Industrial design has always been where engineering meets poetry. The curve of a chair that makes you want to sit, the weight of a pen that feels right in your hand, the dashboard layout that becomes intuitive after one glance—these are the invisible triumphs of a profession that shapes how we touch the world. Now artificial intelligence is learning to speak this language of form and function, and the conversation is more nuanced than anyone expected.

The translation problem

The challenge begins with vocabulary. Industrial designers work in a language of subtle cues: how light plays across a surface, why certain proportions feel harmonious, when minimalism becomes sterile. Teaching this to AI systems requires more than feeding them CAD files. At major design consultancies, teams are building what they call "aesthetic datasets"—carefully annotated collections that capture not just what designs look like, but why they work.

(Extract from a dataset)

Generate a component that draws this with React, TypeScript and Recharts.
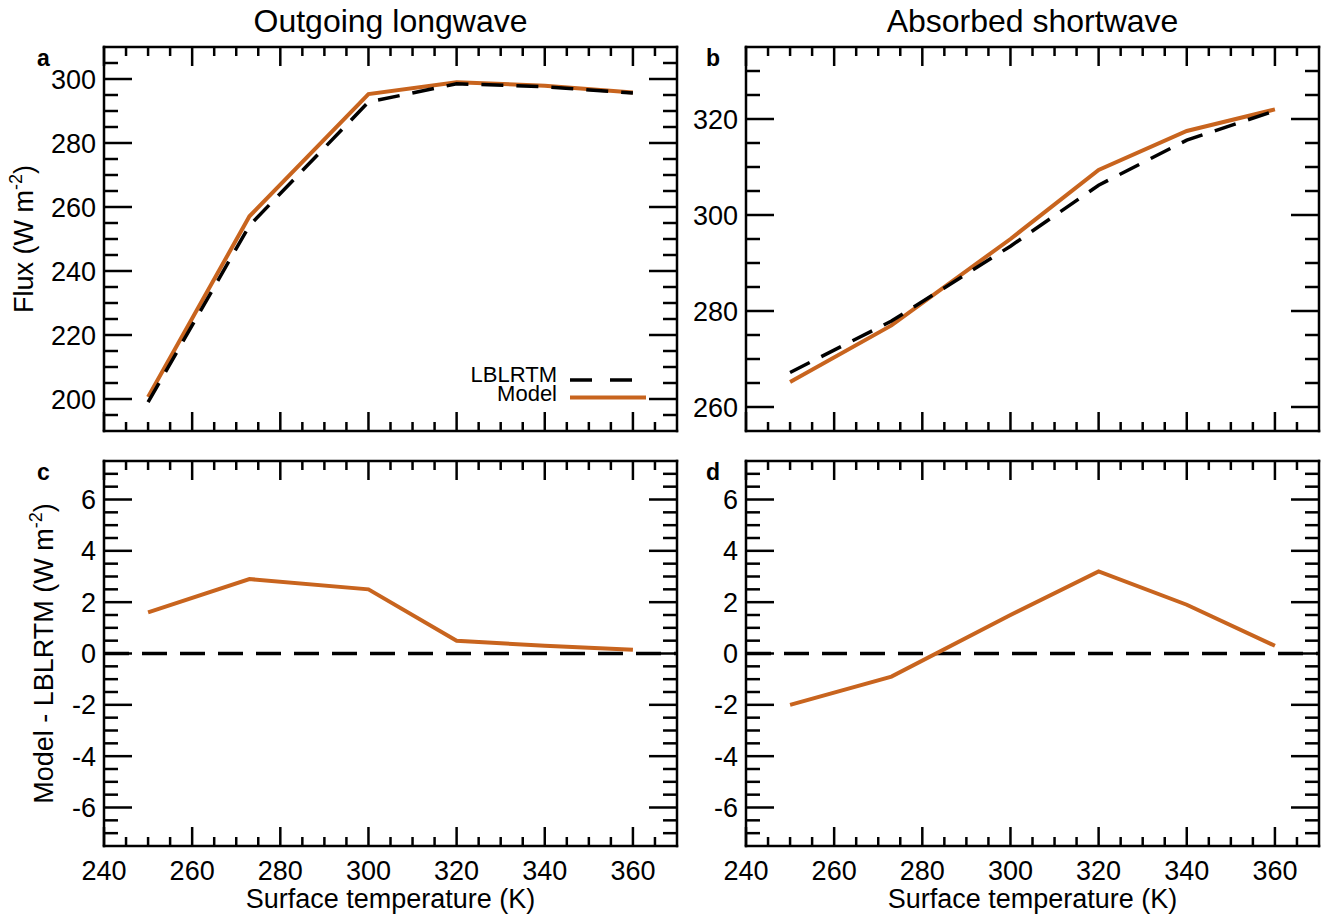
import React from 'react';
import { LineChart, Line, XAxis, YAxis, ReferenceLine, Legend } from 'recharts';

// ---------- data ----------
const temperatures = [250, 273, 300, 320, 340, 360];
const olrLblrtm = [199.0, 254.2, 292.8, 298.5, 297.6, 295.6];
const olrModel = [200.6, 257.1, 295.3, 299.0, 297.9, 295.8];
const olrDiff = [1.6, 2.9, 2.5, 0.5, 0.3, 0.15];
const aswLblrtm = [267.2, 277.9, 293.5, 306.2, 315.6, 321.7];
const aswModel = [265.2, 277.0, 295.0, 309.4, 317.5, 322.0];
const aswDiff = [-2.0, -0.9, 1.5, 3.2, 1.9, 0.3];

const xMajorTicks = [240, 260, 280, 300, 320, 340, 360];
const olrMajorTicks = [200, 220, 240, 260, 280, 300];
const aswMajorTicks = [260, 280, 300, 320];
const diffMajorTicks = [-6, -4, -2, 0, 2, 4, 6];

const xDomain: [number, number] = [240, 370];
const olrDomain: [number, number] = [190, 310];
const aswDomain: [number, number] = [255, 335];
const diffDomain: [number, number] = [-7.5, 7.5];
const xMinorStep = 5;
const fluxMinorStep = 5;
const diffMinorStep = 0.5;

const panelTitles = ['Outgoing longwave', 'Absorbed shortwave'];
const panelLetters = ['a', 'b', 'c', 'd'];
const xAxisTitle = 'Surface temperature (K)';
const fluxTitle = 'Flux (W m';
const diffTitle = 'Model - LBLRTM (W m';
const legendNames = ['LBLRTM', 'Model'];

// ---------- style ----------
const FONT = '"Liberation Sans", Arial, Helvetica, sans-serif';
const ORANGE = '#C8641E';
const TICK_W = 2.5;
const X_MAJOR = 19;
const X_MINOR = 9;
const Y_MAJOR = 28;
const Y_MINOR = 14;
const DASH = '22 13';
const TICK_FONT = 27;

const buildTicks = (domain: [number, number], step: number, majors: number[]) => {
  const n = Math.round((domain[1] - domain[0]) / step);
  const s = new Set<number>(majors);
  for (let i = 1; i < n; i++) s.add(+(domain[0] + i * step).toFixed(3));
  return Array.from(s).sort((a, b) => a - b);
};

const makeXTick = (majors: number[], side: 'top' | 'bottom', showLabel: boolean) => (props: any) => {
  const { x, y, payload } = props;
  const v = payload.value;
  const major = majors.includes(v);
  const len = major ? X_MAJOR : X_MINOR;
  const dir = side === 'bottom' ? -1 : 1;
  return (
    <g>
      <line x1={x} x2={x} y1={y} y2={y + dir * len} stroke="#000" strokeWidth={TICK_W} />
      {showLabel && major ? (
        <text x={x} y={y + 34} textAnchor="middle" fontSize={TICK_FONT} fontFamily={FONT} fill="#000">
          {String(v)}
        </text>
      ) : null}
    </g>
  );
};

const makeYTick = (majors: number[], side: 'left' | 'right', showLabel: boolean) => (props: any) => {
  const { x, y, payload } = props;
  const v = payload.value;
  const major = majors.includes(v);
  const len = major ? Y_MAJOR : Y_MINOR;
  const dir = side === 'left' ? 1 : -1;
  return (
    <g>
      <line x1={x} x2={x + dir * len} y1={y} y2={y} stroke="#000" strokeWidth={TICK_W} />
      {showLabel && major ? (
        <text x={x - 8} y={y + 9.5} textAnchor="end" fontSize={TICK_FONT} fontFamily={FONT} fill="#000">
          {String(v)}
        </text>
      ) : null}
    </g>
  );
};

const frameLine = { stroke: '#000', strokeWidth: 2.5, strokeLinecap: 'square' as const };

type PanelProps = {
  box: { left: number; top: number; width: number; height: number };
  plot: { l: number; t: number; r: number; b: number };
  data: any[];
  yDomain: [number, number];
  yMajors: number[];
  yStep: number;
  showXLabels: boolean;
  title?: string;
  letter: string;
  letterX: number;
  letterY: number;
  yTitle?: string;
  yTitleX?: number;
  diff: boolean;
  legend?: boolean;
};

function LegendBox() {
  return (
    <svg width={220} height={50} style={{ display: 'block', overflow: 'visible' }}>
      <text x={117} y={24} textAnchor="end" fontSize={22} fontFamily={FONT} fill="#000">
        {legendNames[0]}
      </text>
      <line x1={130} x2={192} y1={22} y2={22} stroke="#000" strokeWidth={3.5} strokeDasharray="22 18" />
      <text x={117} y={43} textAnchor="end" fontSize={22} fontFamily={FONT} fill="#000">
        {legendNames[1]}
      </text>
      <line x1={130} x2={206} y1={39.5} y2={39.5} stroke={ORANGE} strokeWidth={4} />
    </svg>
  );
}

function Panel(p: PanelProps) {
  const { box, plot } = p;
  // axes take 1px each, so subtract it from the margins
  const margin = {
    top: plot.t - box.top - 1,
    left: plot.l - box.left - 1,
    right: box.left + box.width - plot.r - 1,
    bottom: box.top + box.height - plot.b - 1,
  };
  const xTicks = buildTicks(xDomain, xMinorStep, xMajorTicks);
  const yTicks = buildTicks(p.yDomain, p.yStep, p.yMajors);
  const cx = (plot.l + plot.r) / 2 - box.left;
  const cy = (plot.t + plot.b) / 2 - box.top;

  const topLabel = () => (
    <g>
      {p.title ? (
        <text x={cx} y={plot.t - box.top - 15} textAnchor="middle" fontSize={32} fontFamily={FONT} fill="#000">
          {p.title}
        </text>
      ) : null}
      <text
        x={p.letterX - box.left}
        y={p.letterY - box.top}
        textAnchor="middle"
        fontSize={23}
        fontWeight="bold"
        fontFamily={FONT}
        fill="#000"
      >
        {p.letter}
      </text>
    </g>
  );

  const leftLabel = () =>
    p.yTitle ? (
      <text
        transform={`translate(${(p.yTitleX as number) - box.left},${cy}) rotate(-90)`}
        textAnchor="middle"
        fontSize={27}
        fontFamily={FONT}
        fill="#000"
      >
        {p.yTitle}
        <tspan fontSize={18} dy={-11}>-2</tspan>
        <tspan dy={11}>)</tspan>
      </text>
    ) : null;

  const bottomLabel = () =>
    p.showXLabels ? (
      <text x={cx} y={plot.b - box.top + 62} textAnchor="middle" fontSize={27} fontFamily={FONT} fill="#000">
        {xAxisTitle}
      </text>
    ) : null;

  return (
    <div style={{ position: 'absolute', left: box.left, top: box.top }}>
      <LineChart width={box.width} height={box.height} data={p.data} margin={margin}>
        <XAxis
          dataKey="t"
          type="number"
          domain={xDomain}
          ticks={xTicks}
          interval={0}
          height={1}
          tickSize={0}
          tickMargin={0}
          axisLine={frameLine}
          tickLine={false}
          tick={makeXTick(xMajorTicks, 'bottom', p.showXLabels)}
          label={bottomLabel}
          allowDataOverflow
        />
        <XAxis
          xAxisId="top"
          orientation="top"
          dataKey="t"
          type="number"
          domain={xDomain}
          ticks={xTicks}
          interval={0}
          height={1}
          tickSize={0}
          tickMargin={0}
          axisLine={frameLine}
          tickLine={false}
          tick={makeXTick(xMajorTicks, 'top', false)}
          label={topLabel}
          allowDataOverflow
        />
        <YAxis
          type="number"
          domain={p.yDomain}
          ticks={yTicks}
          interval={0}
          width={1}
          tickSize={0}
          tickMargin={0}
          axisLine={frameLine}
          tickLine={false}
          tick={makeYTick(p.yMajors, 'left', true)}
          label={leftLabel}
          allowDataOverflow
        />
        <YAxis
          yAxisId="right"
          orientation="right"
          type="number"
          domain={p.yDomain}
          ticks={yTicks}
          interval={0}
          width={1}
          tickSize={0}
          tickMargin={0}
          axisLine={frameLine}
          tickLine={false}
          tick={makeYTick(p.yMajors, 'right', false)}
          allowDataOverflow
        />
        {p.diff ? (
          <ReferenceLine y={0} stroke="#000" strokeWidth={3.5} strokeDasharray="25 13" />
        ) : null}
        {p.diff ? (
          <Line
            dataKey="diff"
            type="linear"
            stroke={ORANGE}
            strokeWidth={4}
            dot={false}
            isAnimationActive={false}
          />
        ) : null}
        {!p.diff ? (
          <Line
            dataKey="model"
            type="linear"
            stroke={ORANGE}
            strokeWidth={4}
            dot={false}
            isAnimationActive={false}
          />
        ) : null}
        {!p.diff ? (
          <Line
            dataKey="lbl"
            type="linear"
            stroke="#000"
            strokeWidth={3.5}
            strokeDasharray={DASH}
            dot={false}
            isAnimationActive={false}
          />
        ) : null}
        {p.legend ? (
          <Legend
            layout="horizontal"
            verticalAlign="middle"
            align="center"
            wrapperStyle={{ left: 440 - box.left, top: 358 - box.top, width: 220, height: 50 }}
            content={() => <LegendBox />}
          />
        ) : null}
      </LineChart>
    </div>
  );
}

const olrData = temperatures.map((t, i) => ({ t, lbl: olrLblrtm[i], model: olrModel[i] }));
const aswData = temperatures.map((t, i) => ({ t, lbl: aswLblrtm[i], model: aswModel[i] }));
const olrDiffData = temperatures.map((t, i) => ({ t, diff: olrDiff[i] }));
const aswDiffData = temperatures.map((t, i) => ({ t, diff: aswDiff[i] }));

export default function App() {
  return (
    <div
      style={{
        position: 'absolute',
        left: 0,
        top: 0,
        width: 1337,
        height: 917,
        background: '#fff',
        fontFamily: FONT,
        overflow: 'hidden',
      }}
    >
      <Panel
        box={{ left: 0, top: 0, width: 690, height: 450 }}
        plot={{ l: 104, t: 47, r: 677, b: 431 }}
        data={olrData}
        yDomain={olrDomain}
        yMajors={olrMajorTicks}
        yStep={fluxMinorStep}
        showXLabels={false}
        title={panelTitles[0]}
        letter={panelLetters[0]}
        letterX={43.5}
        letterY={66}
        yTitle={fluxTitle}
        yTitleX={33}
        diff={false}
        legend
      />
      <Panel
        box={{ left: 690, top: 0, width: 647, height: 450 }}
        plot={{ l: 746, t: 47, r: 1319, b: 431 }}
        data={aswData}
        yDomain={aswDomain}
        yMajors={aswMajorTicks}
        yStep={fluxMinorStep}
        showXLabels={false}
        title={panelTitles[1]}
        letter={panelLetters[1]}
        letterX={713}
        letterY={66}
        diff={false}
      />
      <Panel
        box={{ left: 0, top: 450, width: 690, height: 467 }}
        plot={{ l: 104, t: 461, r: 677, b: 846 }}
        data={olrDiffData}
        yDomain={diffDomain}
        yMajors={diffMajorTicks}
        yStep={diffMinorStep}
        showXLabels
        letter={panelLetters[2]}
        letterX={43.5}
        letterY={480}
        yTitle={diffTitle}
        yTitleX={53}
        diff
      />
      <Panel
        box={{ left: 690, top: 450, width: 647, height: 467 }}
        plot={{ l: 746, t: 461, r: 1319, b: 846 }}
        data={aswDiffData}
        yDomain={diffDomain}
        yMajors={diffMajorTicks}
        yStep={diffMinorStep}
        showXLabels
        letter={panelLetters[3]}
        letterX={713}
        letterY={480}
        diff
      />
    </div>
  );
}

The real breakthrough came when designers stopped trying to make AI replicate their process and started using it as a different kind of collaborator. Where a human designer might sketch twenty variations of a handle, AI can generate two thousand—each subtly different, some terrible, many mediocre, but a few containing seeds of something genuinely new. The designer's role shifts from pure creation to curation and refinement, a change that many in the field describe as both liberating and unsettling.

Manufacturing meets machine learning

The impact extends beyond the studio. AI systems trained on manufacturing constraints can now predict production costs and feasibility in real time as designers work. A slight change to a curve that would have required retooling an entire production line gets flagged instantly. Material stress points that might have emerged only in testing appear as heat maps during the design phase.

This has democratized certain aspects of industrial design. Smaller firms without massive R&D budgets can now access predictive capabilities that were once the province of automotive giants and tech companies. But it has also raised the stakes for originality. When AI can generate competent variations on existing themes endlessly, the premium on truly innovative thinking—the kind that redefines categories rather than refining them—has only increased.

The persistence of taste

Perhaps most surprisingly, AI has reinforced rather than diminished the importance of human judgment in industrial design. The systems excel at optimization within parameters but struggle with the kind of radical reimagining that defines breakthrough products. They can perfect the ergonomics of a mouse but would never have conceived of the touchpad. They can refine a phone's form factor endlessly but wouldn't have imagined eliminating the keyboard entirely.

Leading designers report that AI has become most valuable not as a replacement for human creativity but as a tool for exploring the adjacent possible—the space just beyond current conventions where most innovation actually happens. It can hold thousands of design constraints in memory simultaneously, spot patterns across disparate industries, and generate variations at a pace that allows for rapid iteration.

Our take

The integration of AI into industrial design reveals something fundamental about both fields. Design, at its core, is about understanding human needs that humans themselves can't always articulate. AI, for all its pattern-matching prowess, still requires human insight to distinguish between what's possible and what's desirable. The most successful design teams of the next decade won't be those that resist AI or surrender to it, but those that learn to conduct this strange new duet between human intuition and machine intelligence. The objects that surround us in 2030 will bear the fingerprints of both.